▸ INSTRUCTION
Your copy of the material must match it exactly, except that pictures are dropped.

▸ EXTRACTED MATERIAL
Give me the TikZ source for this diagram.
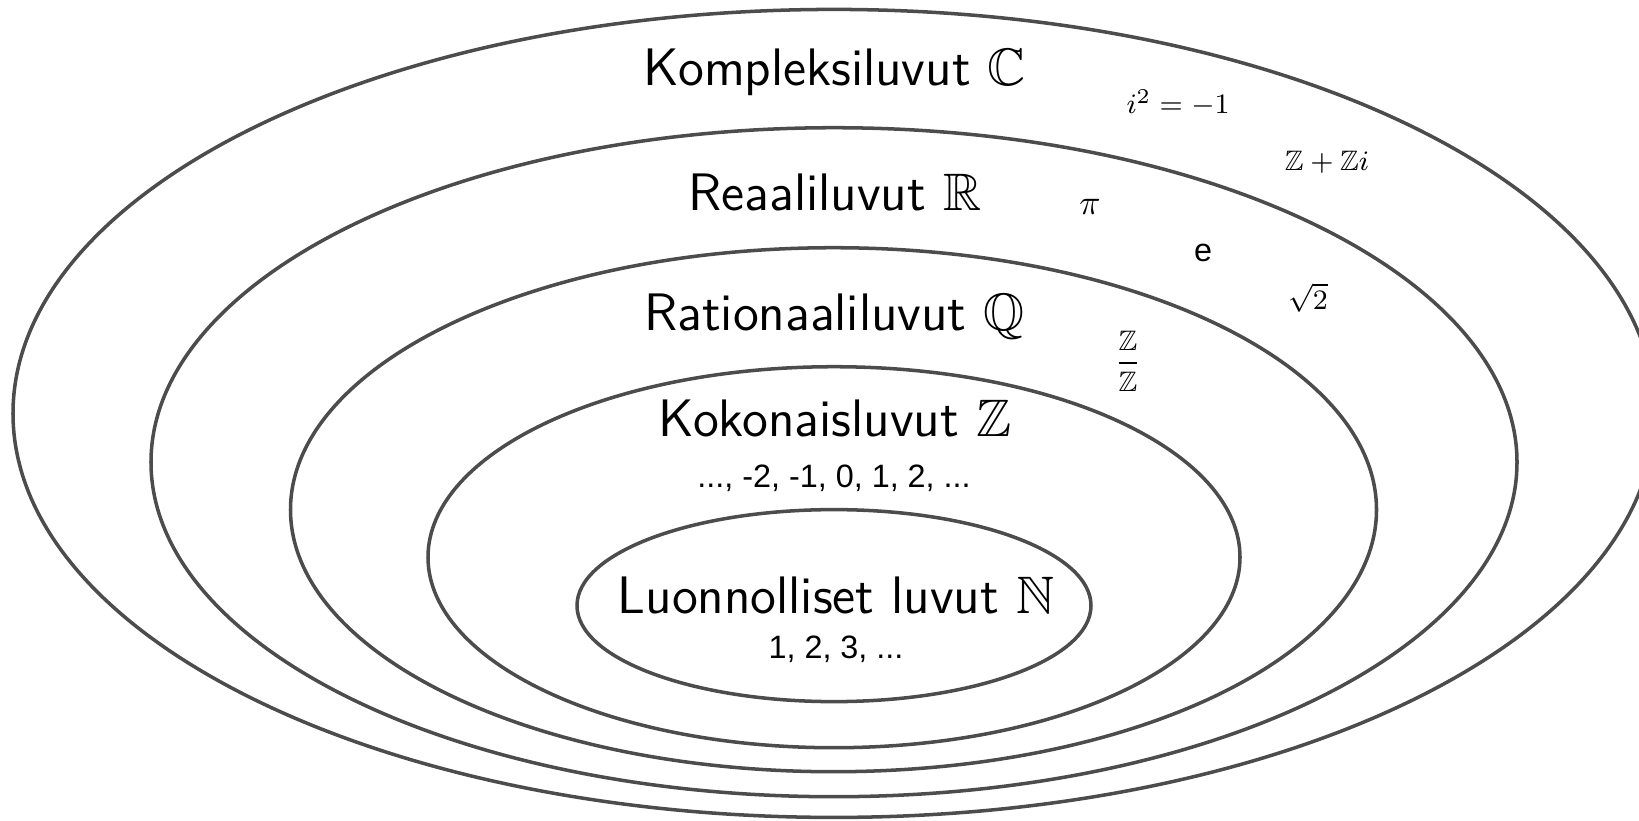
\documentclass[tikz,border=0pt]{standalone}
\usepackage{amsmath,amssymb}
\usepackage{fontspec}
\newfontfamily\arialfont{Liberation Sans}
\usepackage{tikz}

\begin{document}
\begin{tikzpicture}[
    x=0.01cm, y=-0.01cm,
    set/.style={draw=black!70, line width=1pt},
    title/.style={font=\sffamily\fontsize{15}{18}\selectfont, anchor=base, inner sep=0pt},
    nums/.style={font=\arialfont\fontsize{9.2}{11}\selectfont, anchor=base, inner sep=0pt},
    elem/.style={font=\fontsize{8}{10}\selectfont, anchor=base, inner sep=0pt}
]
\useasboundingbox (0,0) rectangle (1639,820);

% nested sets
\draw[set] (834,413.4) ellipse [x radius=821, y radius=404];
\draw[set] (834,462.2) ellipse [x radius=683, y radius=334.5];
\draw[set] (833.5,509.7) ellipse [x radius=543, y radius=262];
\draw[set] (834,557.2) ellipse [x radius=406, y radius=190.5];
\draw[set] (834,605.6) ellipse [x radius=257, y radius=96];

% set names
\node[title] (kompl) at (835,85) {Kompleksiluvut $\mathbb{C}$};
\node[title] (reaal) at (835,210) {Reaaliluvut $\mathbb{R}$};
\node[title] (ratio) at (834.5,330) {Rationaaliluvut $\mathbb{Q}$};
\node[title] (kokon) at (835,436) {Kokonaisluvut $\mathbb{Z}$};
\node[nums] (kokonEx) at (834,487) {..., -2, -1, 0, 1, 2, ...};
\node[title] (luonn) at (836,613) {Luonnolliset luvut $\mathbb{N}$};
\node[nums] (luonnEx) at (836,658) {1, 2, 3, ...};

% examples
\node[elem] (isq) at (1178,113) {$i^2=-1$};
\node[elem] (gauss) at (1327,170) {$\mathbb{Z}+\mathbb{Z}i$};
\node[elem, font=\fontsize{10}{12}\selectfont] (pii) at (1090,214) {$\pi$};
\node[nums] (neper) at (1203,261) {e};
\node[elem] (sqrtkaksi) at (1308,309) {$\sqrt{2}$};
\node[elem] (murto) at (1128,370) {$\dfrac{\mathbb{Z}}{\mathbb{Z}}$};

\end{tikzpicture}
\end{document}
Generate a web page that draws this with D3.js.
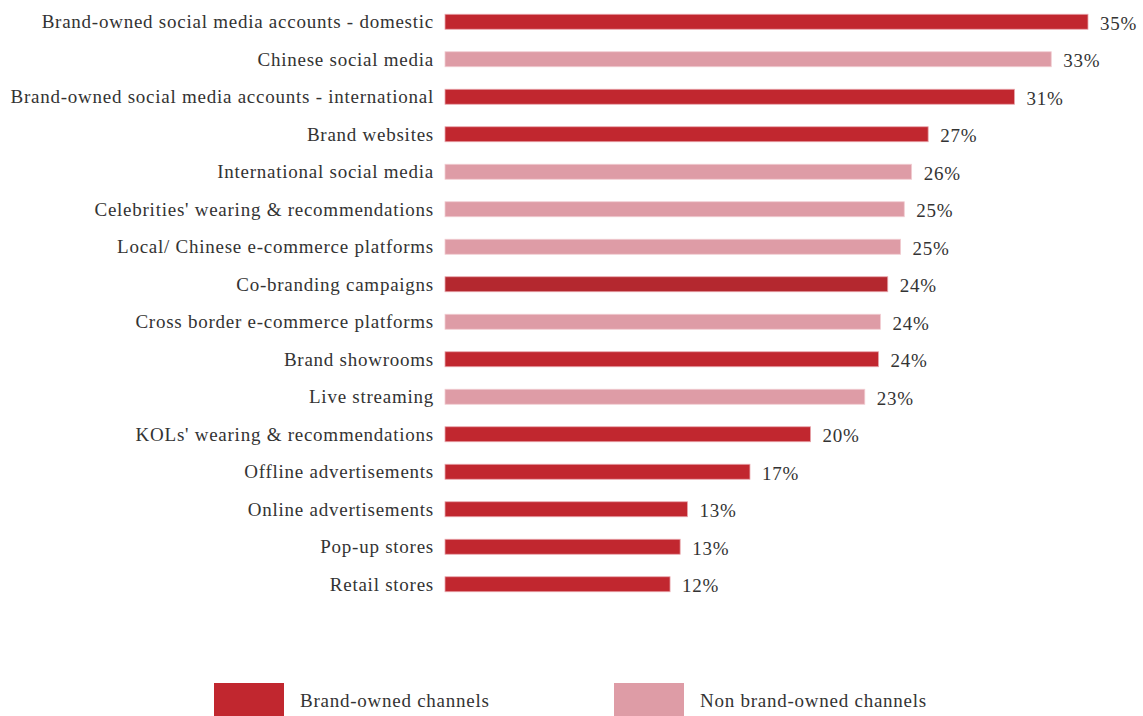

▸ IN RESPONSE
Give me the TikZ source for this diagram.
\documentclass[tikz,border=0pt]{standalone}
\usepackage{amsmath,amssymb}
\usepackage{fontspec}
\newfontfamily\arialfont{Liberation Sans}
\usepackage{tikz}

\begin{document}
\begin{tikzpicture}[
    x=0.01cm, y=-0.01cm,
    set/.style={draw=black!70, line width=1pt},
    title/.style={font=\sffamily\fontsize{15}{18}\selectfont, anchor=base, inner sep=0pt},
    nums/.style={font=\arialfont\fontsize{9.2}{11}\selectfont, anchor=base, inner sep=0pt},
    elem/.style={font=\fontsize{8}{10}\selectfont, anchor=base, inner sep=0pt}
]
\useasboundingbox (0,0) rectangle (1639,820);

% nested sets
\draw[set] (834,413.4) ellipse [x radius=821, y radius=404];
\draw[set] (834,462.2) ellipse [x radius=683, y radius=334.5];
\draw[set] (833.5,509.7) ellipse [x radius=543, y radius=262];
\draw[set] (834,557.2) ellipse [x radius=406, y radius=190.5];
\draw[set] (834,605.6) ellipse [x radius=257, y radius=96];

% set names
\node[title] (kompl) at (835,85) {Kompleksiluvut $\mathbb{C}$};
\node[title] (reaal) at (835,210) {Reaaliluvut $\mathbb{R}$};
\node[title] (ratio) at (834.5,330) {Rationaaliluvut $\mathbb{Q}$};
\node[title] (kokon) at (835,436) {Kokonaisluvut $\mathbb{Z}$};
\node[nums] (kokonEx) at (834,487) {..., -2, -1, 0, 1, 2, ...};
\node[title] (luonn) at (836,613) {Luonnolliset luvut $\mathbb{N}$};
\node[nums] (luonnEx) at (836,658) {1, 2, 3, ...};

% examples
\node[elem] (isq) at (1178,113) {$i^2=-1$};
\node[elem] (gauss) at (1327,170) {$\mathbb{Z}+\mathbb{Z}i$};
\node[elem, font=\fontsize{10}{12}\selectfont] (pii) at (1090,214) {$\pi$};
\node[nums] (neper) at (1203,261) {e};
\node[elem] (sqrtkaksi) at (1308,309) {$\sqrt{2}$};
\node[elem] (murto) at (1128,370) {$\dfrac{\mathbb{Z}}{\mathbb{Z}}$};

\end{tikzpicture}
\end{document}
Generate a web page that draws this with D3.js.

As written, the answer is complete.